━━━━━ Data block ━━━━━

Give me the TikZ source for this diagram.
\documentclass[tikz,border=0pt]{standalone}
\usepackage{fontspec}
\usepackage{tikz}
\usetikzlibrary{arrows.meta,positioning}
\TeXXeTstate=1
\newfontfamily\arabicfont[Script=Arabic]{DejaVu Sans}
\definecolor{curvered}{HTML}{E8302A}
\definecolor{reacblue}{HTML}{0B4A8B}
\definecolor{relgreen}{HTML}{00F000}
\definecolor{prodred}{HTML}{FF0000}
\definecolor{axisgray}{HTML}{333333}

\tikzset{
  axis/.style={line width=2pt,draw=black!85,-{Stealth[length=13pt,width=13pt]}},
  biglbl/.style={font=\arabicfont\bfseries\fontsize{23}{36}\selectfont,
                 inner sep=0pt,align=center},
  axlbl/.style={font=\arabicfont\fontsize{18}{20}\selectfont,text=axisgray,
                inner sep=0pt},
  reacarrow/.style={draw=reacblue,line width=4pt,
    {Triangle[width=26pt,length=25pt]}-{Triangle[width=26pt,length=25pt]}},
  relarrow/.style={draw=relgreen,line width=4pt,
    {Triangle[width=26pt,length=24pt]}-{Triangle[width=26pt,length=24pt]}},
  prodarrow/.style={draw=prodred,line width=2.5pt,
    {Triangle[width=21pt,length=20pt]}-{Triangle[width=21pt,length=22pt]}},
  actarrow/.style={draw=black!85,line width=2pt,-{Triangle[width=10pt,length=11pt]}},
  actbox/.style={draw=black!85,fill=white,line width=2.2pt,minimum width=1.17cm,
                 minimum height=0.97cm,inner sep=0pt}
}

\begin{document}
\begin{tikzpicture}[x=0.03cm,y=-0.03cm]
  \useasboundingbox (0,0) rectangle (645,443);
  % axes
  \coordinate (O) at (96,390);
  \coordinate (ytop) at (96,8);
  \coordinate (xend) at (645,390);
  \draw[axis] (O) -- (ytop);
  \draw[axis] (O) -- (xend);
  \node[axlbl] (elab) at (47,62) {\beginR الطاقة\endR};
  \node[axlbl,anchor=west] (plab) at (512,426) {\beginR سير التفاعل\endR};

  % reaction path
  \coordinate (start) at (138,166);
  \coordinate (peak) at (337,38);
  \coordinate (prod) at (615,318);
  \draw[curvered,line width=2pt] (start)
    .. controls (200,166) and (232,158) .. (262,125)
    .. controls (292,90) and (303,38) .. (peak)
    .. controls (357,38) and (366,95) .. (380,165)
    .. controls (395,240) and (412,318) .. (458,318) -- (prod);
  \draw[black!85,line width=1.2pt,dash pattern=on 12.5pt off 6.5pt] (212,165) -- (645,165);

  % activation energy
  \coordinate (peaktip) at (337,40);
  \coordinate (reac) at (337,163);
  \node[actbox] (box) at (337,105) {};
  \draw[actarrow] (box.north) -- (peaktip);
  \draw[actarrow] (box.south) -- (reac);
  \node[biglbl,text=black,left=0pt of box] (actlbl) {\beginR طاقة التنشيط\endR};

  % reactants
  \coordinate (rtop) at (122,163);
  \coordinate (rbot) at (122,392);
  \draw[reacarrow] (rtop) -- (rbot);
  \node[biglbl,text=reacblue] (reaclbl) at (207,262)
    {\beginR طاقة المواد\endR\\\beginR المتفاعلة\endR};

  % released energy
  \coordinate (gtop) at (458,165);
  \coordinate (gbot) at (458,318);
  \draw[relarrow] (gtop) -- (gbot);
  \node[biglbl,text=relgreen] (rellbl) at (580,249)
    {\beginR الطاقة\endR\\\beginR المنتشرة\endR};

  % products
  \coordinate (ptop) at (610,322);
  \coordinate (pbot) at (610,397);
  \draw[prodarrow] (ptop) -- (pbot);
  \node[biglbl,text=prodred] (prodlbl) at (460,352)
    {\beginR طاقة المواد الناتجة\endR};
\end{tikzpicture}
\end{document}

━━━━━

Task description: Type the material above out again, exactly.

Solution to this task:
Give me the TikZ source for this diagram.
\documentclass[tikz,border=0pt]{standalone}
\usepackage{fontspec}
\usepackage{tikz}
\usetikzlibrary{arrows.meta,positioning}
\TeXXeTstate=1
\newfontfamily\arabicfont[Script=Arabic]{DejaVu Sans}
\definecolor{curvered}{HTML}{E8302A}
\definecolor{reacblue}{HTML}{0B4A8B}
\definecolor{relgreen}{HTML}{00F000}
\definecolor{prodred}{HTML}{FF0000}
\definecolor{axisgray}{HTML}{333333}

\tikzset{
  axis/.style={line width=2pt,draw=black!85,-{Stealth[length=13pt,width=13pt]}},
  biglbl/.style={font=\arabicfont\bfseries\fontsize{23}{36}\selectfont,
                 inner sep=0pt,align=center},
  axlbl/.style={font=\arabicfont\fontsize{18}{20}\selectfont,text=axisgray,
                inner sep=0pt},
  reacarrow/.style={draw=reacblue,line width=4pt,
    {Triangle[width=26pt,length=25pt]}-{Triangle[width=26pt,length=25pt]}},
  relarrow/.style={draw=relgreen,line width=4pt,
    {Triangle[width=26pt,length=24pt]}-{Triangle[width=26pt,length=24pt]}},
  prodarrow/.style={draw=prodred,line width=2.5pt,
    {Triangle[width=21pt,length=20pt]}-{Triangle[width=21pt,length=22pt]}},
  actarrow/.style={draw=black!85,line width=2pt,-{Triangle[width=10pt,length=11pt]}},
  actbox/.style={draw=black!85,fill=white,line width=2.2pt,minimum width=1.17cm,
                 minimum height=0.97cm,inner sep=0pt}
}

\begin{document}
\begin{tikzpicture}[x=0.03cm,y=-0.03cm]
  \useasboundingbox (0,0) rectangle (645,443);
  % axes
  \coordinate (O) at (96,390);
  \coordinate (ytop) at (96,8);
  \coordinate (xend) at (645,390);
  \draw[axis] (O) -- (ytop);
  \draw[axis] (O) -- (xend);
  \node[axlbl] (elab) at (47,62) {\beginR الطاقة\endR};
  \node[axlbl,anchor=west] (plab) at (512,426) {\beginR سير التفاعل\endR};

  % reaction path
  \coordinate (start) at (138,166);
  \coordinate (peak) at (337,38);
  \coordinate (prod) at (615,318);
  \draw[curvered,line width=2pt] (start)
    .. controls (200,166) and (232,158) .. (262,125)
    .. controls (292,90) and (303,38) .. (peak)
    .. controls (357,38) and (366,95) .. (380,165)
    .. controls (395,240) and (412,318) .. (458,318) -- (prod);
  \draw[black!85,line width=1.2pt,dash pattern=on 12.5pt off 6.5pt] (212,165) -- (645,165);

  % activation energy
  \coordinate (peaktip) at (337,40);
  \coordinate (reac) at (337,163);
  \node[actbox] (box) at (337,105) {};
  \draw[actarrow] (box.north) -- (peaktip);
  \draw[actarrow] (box.south) -- (reac);
  \node[biglbl,text=black,left=0pt of box] (actlbl) {\beginR طاقة التنشيط\endR};

  % reactants
  \coordinate (rtop) at (122,163);
  \coordinate (rbot) at (122,392);
  \draw[reacarrow] (rtop) -- (rbot);
  \node[biglbl,text=reacblue] (reaclbl) at (207,262)
    {\beginR طاقة المواد\endR\\\beginR المتفاعلة\endR};

  % released energy
  \coordinate (gtop) at (458,165);
  \coordinate (gbot) at (458,318);
  \draw[relarrow] (gtop) -- (gbot);
  \node[biglbl,text=relgreen] (rellbl) at (580,249)
    {\beginR الطاقة\endR\\\beginR المنتشرة\endR};

  % products
  \coordinate (ptop) at (610,322);
  \coordinate (pbot) at (610,397);
  \draw[prodarrow] (ptop) -- (pbot);
  \node[biglbl,text=prodred] (prodlbl) at (460,352)
    {\beginR طاقة المواد الناتجة\endR};
\end{tikzpicture}
\end{document}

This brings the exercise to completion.